Filed under: Spurs, Suns, NBA Playoffs

When news of Los Suns first came down the pike, Dave Zirin joked to me, "and to think, I've hated [Robert] Sarver for years for breaking up Seven Seconds or Less."
Calm down, basketball insiders. While meddlesome, Sarver didn't order the end of this century's most beloved cult team (in Bill Simmons' nomenclature, "critically acclaimed"). Mike D'Antoni signed off on the Shaquille O'Neal trade, and Steve Kerr, not Sarver, was the new voice whose voice actually mattered. Regardless, it says something about the SSOL Suns that everyone who presided over their demise still has some explaining to do.
Everybody loved the Suns. Unfortunately, all their creativity and good vibes didn't translate into championships. In 2005, the Spurs thumped them in the conference finals; the following summer, they again made it to the edge of the West, only to lose to Dallas. The strongest team was the 2007 edition, but it lost to the Spurs in second round in a series marred by controversy, making the front office panic all the more infuriating.
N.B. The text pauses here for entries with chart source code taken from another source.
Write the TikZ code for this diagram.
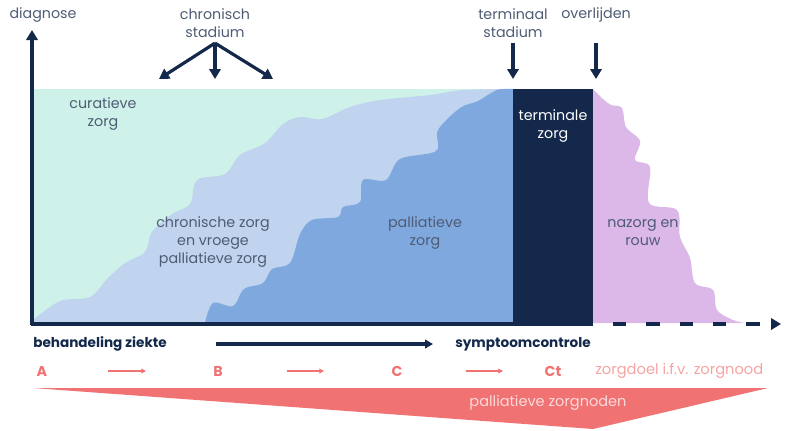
\documentclass[tikz,border=0pt]{standalone}
\usepackage{fontspec}
\setmainfont{Poppins}
\usetikzlibrary{arrows.meta,positioning}
\definecolor{navy}{HTML}{13284A}
\definecolor{labelgray}{HTML}{4E5C74}
\definecolor{mint}{HTML}{CEF2E9}
\definecolor{lightblue}{HTML}{C0D4EF}
\definecolor{midblue}{HTML}{7FA8DE}
\definecolor{lilac}{HTML}{DCB8E8}
\definecolor{salmon}{HTML}{F07272}
\definecolor{lightsalmon}{HTML}{F6A3A3}
\definecolor{pinkwhite}{HTML}{FCDADA}

\begin{document}
\begin{tikzpicture}[x=0.75pt,y=-0.75pt,
    lbl/.style={text=labelgray,font=\fontsize{10.7}{13.5}\selectfont,align=center,inner sep=0pt},
    navyarrow/.style={navy,line width=2.4pt,-{Triangle[length=7.5pt,width=8.5pt]}},
    redarrow/.style={salmon,line width=0.9pt,-{Triangle[length=3.5pt,width=3.5pt]}},
    redlbl/.style={text=salmon,font=\fontsize{10.7}{12}\selectfont\bfseries,inner sep=0pt},
    boldlbl/.style={anchor=west,text=navy,font=\fontsize{10.2}{12}\selectfont\bfseries,inner sep=0pt}]
    \useasboundingbox (0,0) rectangle (792,430);

    % zones of care
    \fill[mint] (33,89) rectangle (513,323);
    \fill[lightblue] plot[smooth,tension=0.55] coordinates {(33,320) (60,301) (90,297)
        (107,279) (125,263) (145,252) (152,232) (172,214) (190,204) (197,180)
        (225,174) (240,155) (265,143) (283,124) (300,117) (322,119) (350,107)
        (380,100) (430,95) (463,90) (513,89)} -- (513,323) -- (33,323) -- cycle;
    \fill[midblue] plot[smooth,tension=0.55] coordinates {(205,323) (213,303)
        (233,306) (244,289) (263,283) (272,269) (290,263) (300,234) (312,220)
        (338,217) (343,207) (360,202) (363,180) (386,180) (400,159) (436,151)
        (438,130) (460,108) (478,101) (497,90) (513,89)} -- (513,323) -- cycle;
    \fill[navy] (513,89) rectangle (593,323);
    \fill[lilac] plot[smooth,tension=0.55] coordinates {(593,89) (603,99) (611,105)
        (622,108) (626,127) (640,141) (635,160) (650,167) (649,203) (677,210)
        (680,237) (690,258) (695,283) (713,290) (717,310) (733,320) (745,323)}
        -- (593,323) -- cycle;

    % axes
    \draw[navy,line width=2.4pt,-{Triangle[length=7.5pt,width=8.5pt]}] (32,325) -- (32,30);
    \draw[navy,line width=2.4pt] (31,324) -- (593,324);
    \draw[navy,line width=2.8pt,dash pattern=on 10pt off 15pt,dash phase=10pt,
        -{Triangle[length=7.5pt,width=8.5pt]}] (593,324) -- (781,324);

    % labels above
    \node[lbl] (diag) at (43,15) {diagnose};
    \node[lbl] (chron) at (215,23) {chronisch\\stadium};
    \node[lbl] (term) at (513,23) {terminaal\\stadium};
    \node[lbl] (overl) at (596,15) {overlijden};
    \coordinate (c1) at (159,79);
    \coordinate (c2) at (215,79);
    \coordinate (c3) at (273,79);
    \coordinate (t1) at (513,79);
    \coordinate (o1) at (596,79);
    \draw[navyarrow] ([yshift=-4pt]chron.south) -- (c1);
    \draw[navyarrow] ([yshift=-4pt]chron.south) -- (c2);
    \draw[navyarrow] ([yshift=-4pt]chron.south) -- (c3);
    \draw[navyarrow] ([yshift=-4pt]term.south) -- (t1);
    \draw[navyarrow] (overl.south |- term.south) ++(0,-4pt) coordinate (o0) -- (o1);

    % labels in the zones
    \node[lbl] (cur) at (103,114) {curatieve\\zorg};
    \node[lbl] (chr) at (213,242) {chronische zorg\\en vroege\\palliatieve zorg};
    \node[lbl] (pal) at (425,233) {palliatieve\\zorg};
    \node[lbl,text=white] (ter) at (553,126) {terminale\\zorg};
    \node[lbl] (naz) at (643,233) {nazorg en\\rouw};

    % treatment line
    \node[boldlbl] (beh) at (33,344) {behandeling ziekte};
    \node[boldlbl] (sym) at (455,344) {symptoomcontrole};
    \coordinate (b1) at (216,344);
    \coordinate (b2) at (433,344);
    \draw[navy,line width=2.4pt,-{Triangle[length=6pt,width=6.5pt]}] (b1) -- (b2);

    % care goals
    \node[redlbl] (A) at (42,371) {A};
    \node[redlbl] (B) at (218,371) {B};
    \node[redlbl] (C) at (397,371) {C};
    \node[redlbl] (Ct) at (553,371) {Ct};
    \node[anchor=west,text=lightsalmon,font=\fontsize{11}{12}\selectfont,inner sep=0pt]
        (doel) at (595,371) {zorgdoel i.f.v. zorgnood};
    \coordinate (ab1) at (108,371);
    \coordinate (ab2) at (146,371);
    \coordinate (bc1) at (287,371);
    \coordinate (bc2) at (324,371);
    \coordinate (cc1) at (466,371);
    \coordinate (cc2) at (503,371);
    \draw[redarrow] (ab1) -- (ab2);
    \draw[redarrow] (bc1) -- (bc2);
    \draw[redarrow] (cc1) -- (cc2);

    % wedge
    \fill[salmon] (33,388) -- (768,388) -- (593,429) -- cycle;
    \node[text=pinkwhite,font=\fontsize{10.9}{12}\selectfont,inner sep=0pt]
        (nod) at (548,403) {palliatieve zorgnoden};
\end{tikzpicture}
\end{document}
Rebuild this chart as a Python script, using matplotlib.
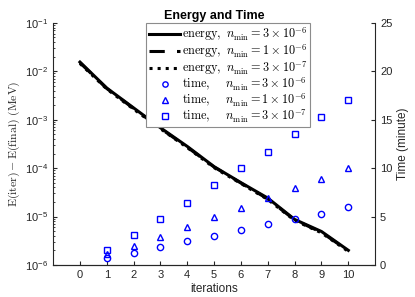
import numpy as np
import matplotlib
matplotlib.use('Agg')
import matplotlib.pyplot as plt

plt.rcParams['font.family'] = ['Liberation Sans', 'DejaVu Sans']
plt.rcParams['mathtext.fontset'] = 'custom'
plt.rcParams['mathtext.rm'] = 'Liberation Sans'
plt.rcParams['mathtext.it'] = 'Liberation Sans:italic'

# iteracoes
iters = np.arange(0, 11)

# energia E(iter)-E(final) (MeV)
energy_a = [1.55e-2, 4.5e-3, 1.75e-3, 6.8e-4, 2.8e-4, 1.07e-4, 5.0e-5, 2.4e-5, 8.7e-6, 4.9e-6, 2.0e-6]
energy_b = [1.50e-2, 4.4e-3, 1.70e-3, 6.6e-4, 2.7e-4, 1.05e-4, 4.9e-5, 2.3e-5, 8.5e-6, 4.7e-6, 1.95e-6]
energy_c = [1.45e-2, 4.3e-3, 1.65e-3, 6.5e-4, 2.65e-4, 1.02e-4, 4.8e-5, 2.25e-5, 8.3e-6, 4.6e-6, 1.9e-6]

# tempo (minutos)
t_iters = np.arange(1, 11)
time_a = [0.7, 1.2, 1.8, 2.45, 3.0, 3.6, 4.2, 4.75, 5.3, 5.95]
time_b = [1.1, 2.0, 2.9, 3.9, 4.9, 5.9, 6.9, 7.9, 8.9, 10.0]
time_c = [1.5, 3.1, 4.75, 6.4, 8.3, 10.0, 11.7, 13.5, 15.3, 17.0]

lab_e = [r'$\mathrm{energy,}\ n_{\mathrm{min}} = 3\times10^{-6}$',
         r'$\mathrm{energy,}\ n_{\mathrm{min}} = 1\times10^{-6}$',
         r'$\mathrm{energy,}\ n_{\mathrm{min}} = 3\times10^{-7}$']
lab_t = [r'$\mathrm{time,}\quad\ n_{\mathrm{min}} = 3\times10^{-6}$',
         r'$\mathrm{time,}\quad\ n_{\mathrm{min}} = 1\times10^{-6}$',
         r'$\mathrm{time,}\quad\ n_{\mathrm{min}} = 3\times10^{-7}$']

gray = '#262626'

fig = plt.figure(figsize=(4.15, 2.97), dpi=100)
ax = fig.add_axes([0.128, 0.108, 0.776, 0.815])
ax2 = ax.twinx()

h1, = ax.plot(iters, energy_a, '-', color='k', lw=2.2)
h2, = ax.plot(iters, energy_b, '--', color='k', lw=2.2, dashes=(5, 4))
h3, = ax.plot(iters, energy_c, ':', color='k', lw=2.2)
ax.set_yscale('log')
ax.set_ylim(1e-6, 1e-1)
ax.set_xlim(-1, 11)
ax.set_xticks(iters)

h4, = ax2.plot(t_iters, time_a, 'o', mfc='none', mec='b', ms=4.5, mew=1)
h5, = ax2.plot(t_iters, time_b, '^', mfc='none', mec='b', ms=5, mew=1)
h6, = ax2.plot(t_iters, time_c, 's', mfc='none', mec='b', ms=4.5, mew=1)
ax2.set_ylim(0, 25)
ax2.set_yticks([0, 5, 10, 15, 20, 25])

for a in (ax, ax2):
    a.spines['top'].set_visible(False)
    for s in a.spines.values():
        s.set_color(gray)
    a.tick_params(which='both', direction='in', colors=gray, labelsize=8, labelcolor=gray)
    a.tick_params(which='major', length=3)
    a.tick_params(which='minor', length=1.5)
ax.spines['right'].set_visible(False)
ax2.spines['left'].set_visible(False)

ax.set_xlabel('iterations', fontsize=8.5, color=gray, labelpad=2)
yl = ax.set_ylabel(r'$\mathrm{E(iter)}-\mathrm{E(final)\ (MeV)}$', fontsize=8.5, color=gray, labelpad=2)
yl.set_math_fontfamily('cm')
ax2.set_ylabel('Time (minute)', fontsize=8.5, color=gray, labelpad=3)
ax.set_title('Energy and Time', fontsize=9, fontweight='bold', pad=3)

leg = ax2.legend([h1, h2, h3, h4, h5, h6], lab_e + lab_t, loc='upper center',
                 bbox_to_anchor=(0.543, 1.0), borderaxespad=0, fontsize=8.8,
                 fancybox=False, framealpha=1, edgecolor='#8c8c8c',
                 handlelength=2.6, handletextpad=0.1, labelspacing=-0.1,
                 borderpad=0.2, markerscale=0.85)
leg.get_frame().set_linewidth(0.8)
for t in leg.get_texts():
    t.set_math_fontfamily('cm')

fig.savefig('out.png', dpi=100)
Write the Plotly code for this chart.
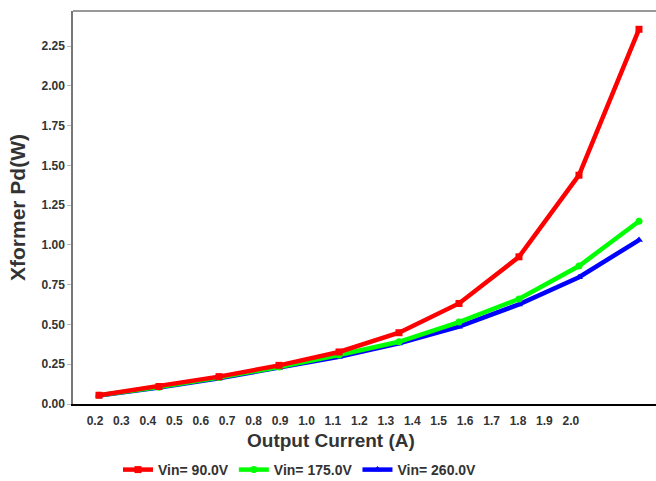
import plotly.graph_objects as go

current = [0.2, 0.4, 0.6, 0.8, 1.0, 1.2, 1.4, 1.6, 1.8, 2.0]
pd_90 = [0.055, 0.110, 0.172, 0.243, 0.327, 0.448, 0.632, 0.925, 1.438, 2.355]
pd_175 = [0.055, 0.106, 0.166, 0.233, 0.308, 0.391, 0.515, 0.660, 0.867, 1.149]
pd_260 = [0.053, 0.103, 0.161, 0.226, 0.297, 0.381, 0.486, 0.626, 0.797, 1.030]
x_tick_labels = [0.2, 0.3, 0.4, 0.5, 0.6, 0.7, 0.8, 0.9, 1.0, 1.1, 1.2, 1.3, 1.4,
                 1.5, 1.6, 1.7, 1.8, 1.9, 2.0]
y_ticks = [0.0, 0.25, 0.5, 0.75, 1.0, 1.25, 1.5, 1.75, 2.0, 2.25]

FONT = "Liberation Sans"
TXT = "#333333"

fig = go.Figure()
series = [
    ("Vin= 260.0V", pd_260, "#0000FF", "triangle-up"),
    ("Vin= 175.0V", pd_175, "#00FF00", "circle"),
    ("Vin= 90.0V", pd_90, "#FF0000", "square"),
]
for name, ys, col, sym in series:
    fig.add_trace(go.Scatter(
        x=current, y=ys, name=name, mode="lines+markers",
        line=dict(color=col, width=4.5),
        marker=dict(color=col, symbol=sym, size=7),
    ))

# carrier for the (independently spaced) tick-label axis
fig.add_trace(go.Scatter(x=x_tick_labels, y=[None] * len(x_tick_labels), xaxis="x2",
                         mode="markers", showlegend=False, hoverinfo="skip"))

fig.update_layout(
    width=656, height=481,
    margin=dict(l=73, r=0, t=11, b=77, autoexpand=False),
    paper_bgcolor="white", plot_bgcolor="white",
    font=dict(family=FONT, color=TXT, size=12, weight="bold"),
    showlegend=True,
    legend=dict(orientation="h", x=(300 - 73) / 583, xanchor="center", y=(404 - 470) / 393,
                yanchor="middle",
                traceorder="reversed", font=dict(size=14, family=FONT, weight="bold", color=TXT),
                itemwidth=30, tracegroupgap=0),
    xaxis=dict(range=[0.1133, 2.0567], showticklabels=False, ticks="",
               showline=True, linecolor="black", linewidth=1.5, mirror=False,
               showgrid=False, zeroline=False, automargin=False),
    xaxis2=dict(overlaying="x", anchor="y", side="bottom", range=[0.1167, 2.322],
                tickmode="array", tickvals=x_tick_labels,
                ticktext=[f"{v:.1f}" for v in x_tick_labels],
                ticks="", ticklabelstandoff=8, showline=False, showgrid=False, zeroline=False,
                automargin=False,
                tickfont=dict(size=12, family=FONT, weight="bold", color=TXT)),
    yaxis=dict(range=[0, 2.47], tickmode="array", tickvals=y_ticks,
               ticktext=[f"{v:.2f}" for v in y_ticks],
               ticks="outside", ticklen=4, tickcolor="#bbbbbb", tickwidth=1,
               showline=True, linecolor="#777777", linewidth=1.5,
               showgrid=False, zeroline=False, automargin=False,
               tickfont=dict(size=12, family=FONT, weight="bold", color=TXT),
               title=dict(text="Xformer Pd(W)", standoff=10,
                          font=dict(size=21, family=FONT, weight="bold", color=TXT))),
)

# top border line
fig.add_shape(type="line", xref="paper", yref="paper", x0=0, x1=1, y0=1, y1=1,
              line=dict(color="#777777", width=1.5))

fig.add_annotation(text="Output Current (A)", xref="paper", yref="paper",
                   x=(331 - 73) / 583, y=(404 - 441) / 393, xanchor="center", yanchor="middle",
                   showarrow=False,
                   font=dict(size=19, family=FONT, weight="bold", color=TXT))

fig.write_html("out.html", config={"displayModeBar": False},
               post_script="document.body.style.margin='0';")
Fast forward to 2010. D'Antoni is gone, and the Suns aren't the circus show they once were. But Shaq is gone, too. Terry Porter, who succeeded Mike D and tried to slow things down, has been replaced by Alvin Gentry, a, SSOL assistant. Steve Nash and Amar'e Stoudemire are better than ever. And the Suns swept San Antonio -- a team that, like many around the league, now regularly pushes the tempo with a small lineup. SSOL isn't dead, it just went mainstream.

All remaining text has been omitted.